By Torrie Walker
Her Campus, Howard University
The building is gone. The guests who once filled its rooms are long gone. Even the name of the woman who built one of Raleigh's most important Black-owned hotels has largely faded from public memory. But nearly a century ago, Hattie Wooten Lewis opened the doors of the Lewis Hotel, creating a refuge for Black travelers navigating the hardships of segregation and leaving behind a legacy that deserves to be remembered.
Nearly 80 years after her death, much of Hattie Wooten Lewis's story has slipped from the historical record. Yet through the memories and family documents preserved by her great-niece, Janette Hodge, Lewis's contributions as a pioneering Black businesswoman continue to survive.
"A lot of people, even in the Raleigh community, do not know about their contributions," Hodge said.
The Lewis Hotel, located at 218–220 E. Cabarrus Street, was built in 1919 by Needham Lewis and his wife, Hattie Wooten Lewis. At a time when Black Americans were systematically excluded from white-owned hotels and boarding houses, the couple recognized a pressing need and answered it.
The hotel became one of only two establishments in Raleigh listed in the Negro Motorist Green Book, the essential travel guide that helped Black Americans navigate a country that too often refused to serve them. As a result, the Lewis Hotel became not just a local institution, but a recognized safe haven throughout the region.
"She built the hotel for travelers that were coming through," Hodge said. "They would have a safe place to live. So it was like a safe haven."
Hattie Lewis was also an alumna of Shaw University, the historic Black university located just blocks away, and her connection to the school shaped the hotel's identity from the very beginning. She made it a point to open her doors to Shaw students, offering them a proper place to live, eat and feel at home during their time away from their families.
In this way, the Lewis Hotel was never just a business. It was an act of community investment.
But the hotel's reach extended well beyond the campus. Its guest list read like a who's who of Black American music and entertainment. Among those who passed through its doors were Sam Cooke, Nat King Cole, Erskine Hawkins, Fats Waller, Louis Armstrong, Ella Fitzgerald and band members associated with both Cab Calloway and Duke Ellington. During an era when segregation limited where Black performers could stay, the Lewis Hotel offered a welcoming place to rest between shows.
"It was a time in history when we as African Americans could not stay at white institutions and establishments, so we had to do things on our own," Hodge said.
For Black performers touring the South, finding safe and welcoming accommodations was never guaranteed. The Lewis Hotel, and later the DeLuxe Hotel, was exactly the kind of anchor they could count on.
When Hattie Wooten Lewis died in 1945, she passed the hotel to her nieces, who had originally come to Raleigh to attend Shaw University and had made it their home. Beadie Lucille Griswold Paige, who inherited primary stewardship of the property, carried the legacy forward under a new name: the DeLuxe Hotel.
Under her leadership, the hotel gained broader recognition, becoming a member of the Nationwide Hotel Association, connecting it to a broader network of Black-owned establishments across the country.

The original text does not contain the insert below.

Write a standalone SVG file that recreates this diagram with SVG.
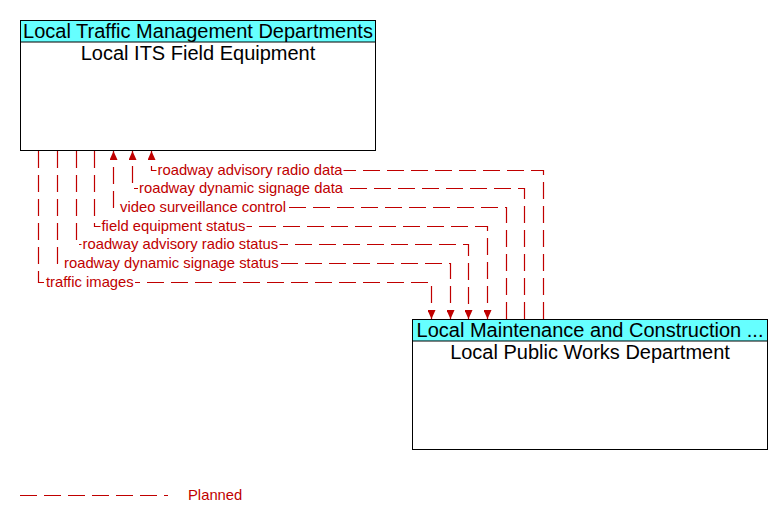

As desegregation opened new opportunities for travelers and entertainers, the DeLuxe Hotel eventually transitioned into a boarding house while continuing to serve the community.
The building that housed so much of that history is no longer standing. In 1992, it was destroyed by fire, taking with it the last physical remnant of what Hattie Wooten Lewis had built.
Still, Hodge believes the story deserves to be told.
She describes her great-aunt as "a trailblazer" who was "way ahead of her time."
As Raleigh continues to grow and change, Hodge hopes future generations will learn about the sacrifices and accomplishments of people like Lewis, whose contributions helped shape the city long before many of its current landmarks existed.
"So that younger generations will know," Hodge said. "A lot of people do not know about the many sacrifices that people made to make life better for the younger generation."
Reflecting on both Hattie Wooten Lewis and her mother, Beadie Lucille Griswold Paige, Hodge offered one final thought.
"They just don't make people like that anymore."